─── Material to process ───

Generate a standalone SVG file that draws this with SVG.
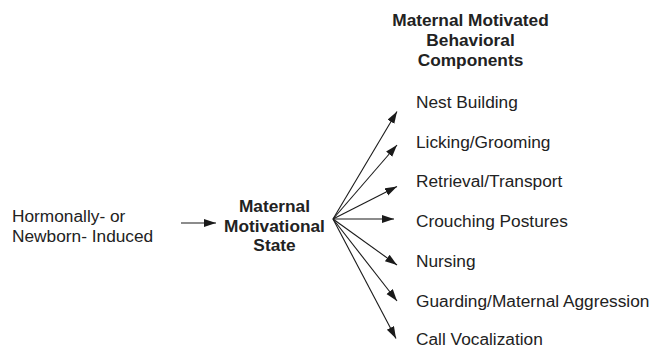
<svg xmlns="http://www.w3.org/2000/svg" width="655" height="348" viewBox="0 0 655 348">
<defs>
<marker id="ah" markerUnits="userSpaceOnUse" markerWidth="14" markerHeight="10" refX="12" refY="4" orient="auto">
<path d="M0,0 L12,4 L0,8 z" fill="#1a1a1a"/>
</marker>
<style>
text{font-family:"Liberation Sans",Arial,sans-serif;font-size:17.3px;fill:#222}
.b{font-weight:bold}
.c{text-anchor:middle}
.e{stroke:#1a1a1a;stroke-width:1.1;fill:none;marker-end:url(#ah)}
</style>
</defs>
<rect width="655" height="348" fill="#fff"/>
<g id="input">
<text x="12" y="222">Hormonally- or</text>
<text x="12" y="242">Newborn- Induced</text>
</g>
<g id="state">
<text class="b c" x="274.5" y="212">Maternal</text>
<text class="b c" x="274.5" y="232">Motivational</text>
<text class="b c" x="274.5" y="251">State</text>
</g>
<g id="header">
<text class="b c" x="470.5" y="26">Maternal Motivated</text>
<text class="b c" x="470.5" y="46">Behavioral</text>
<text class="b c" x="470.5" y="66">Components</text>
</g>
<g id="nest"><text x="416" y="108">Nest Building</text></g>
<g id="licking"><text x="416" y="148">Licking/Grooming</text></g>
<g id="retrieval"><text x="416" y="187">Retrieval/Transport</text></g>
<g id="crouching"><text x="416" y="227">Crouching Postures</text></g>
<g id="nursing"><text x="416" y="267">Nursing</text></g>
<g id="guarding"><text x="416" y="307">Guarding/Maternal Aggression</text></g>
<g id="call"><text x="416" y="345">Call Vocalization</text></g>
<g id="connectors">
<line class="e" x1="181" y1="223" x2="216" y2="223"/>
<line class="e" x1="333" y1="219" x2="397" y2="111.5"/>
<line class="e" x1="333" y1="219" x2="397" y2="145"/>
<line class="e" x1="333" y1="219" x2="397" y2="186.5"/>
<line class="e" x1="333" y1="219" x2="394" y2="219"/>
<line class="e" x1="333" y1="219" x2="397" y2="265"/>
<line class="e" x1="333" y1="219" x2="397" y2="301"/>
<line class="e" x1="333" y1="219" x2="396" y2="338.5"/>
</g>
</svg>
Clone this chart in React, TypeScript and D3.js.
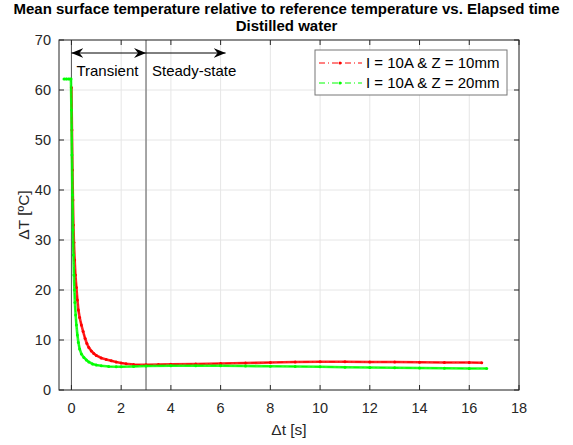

───

• [Brief]:
Copy the material shown above in full and exactly. Skip the pictures.

• [Expected answer]:
Generate a standalone SVG file that draws this with SVG.
<svg xmlns="http://www.w3.org/2000/svg" width="655" height="348" viewBox="0 0 655 348">
<defs>
<marker id="ah" markerUnits="userSpaceOnUse" markerWidth="14" markerHeight="10" refX="12" refY="4" orient="auto">
<path d="M0,0 L12,4 L0,8 z" fill="#1a1a1a"/>
</marker>
<style>
text{font-family:"Liberation Sans",Arial,sans-serif;font-size:17.3px;fill:#222}
.b{font-weight:bold}
.c{text-anchor:middle}
.e{stroke:#1a1a1a;stroke-width:1.1;fill:none;marker-end:url(#ah)}
</style>
</defs>
<rect width="655" height="348" fill="#fff"/>
<g id="input">
<text x="12" y="222">Hormonally- or</text>
<text x="12" y="242">Newborn- Induced</text>
</g>
<g id="state">
<text class="b c" x="274.5" y="212">Maternal</text>
<text class="b c" x="274.5" y="232">Motivational</text>
<text class="b c" x="274.5" y="251">State</text>
</g>
<g id="header">
<text class="b c" x="470.5" y="26">Maternal Motivated</text>
<text class="b c" x="470.5" y="46">Behavioral</text>
<text class="b c" x="470.5" y="66">Components</text>
</g>
<g id="nest"><text x="416" y="108">Nest Building</text></g>
<g id="licking"><text x="416" y="148">Licking/Grooming</text></g>
<g id="retrieval"><text x="416" y="187">Retrieval/Transport</text></g>
<g id="crouching"><text x="416" y="227">Crouching Postures</text></g>
<g id="nursing"><text x="416" y="267">Nursing</text></g>
<g id="guarding"><text x="416" y="307">Guarding/Maternal Aggression</text></g>
<g id="call"><text x="416" y="345">Call Vocalization</text></g>
<g id="connectors">
<line class="e" x1="181" y1="223" x2="216" y2="223"/>
<line class="e" x1="333" y1="219" x2="397" y2="111.5"/>
<line class="e" x1="333" y1="219" x2="397" y2="145"/>
<line class="e" x1="333" y1="219" x2="397" y2="186.5"/>
<line class="e" x1="333" y1="219" x2="394" y2="219"/>
<line class="e" x1="333" y1="219" x2="397" y2="265"/>
<line class="e" x1="333" y1="219" x2="397" y2="301"/>
<line class="e" x1="333" y1="219" x2="396" y2="338.5"/>
</g>
</svg>
Clone this chart in React, TypeScript and D3.js.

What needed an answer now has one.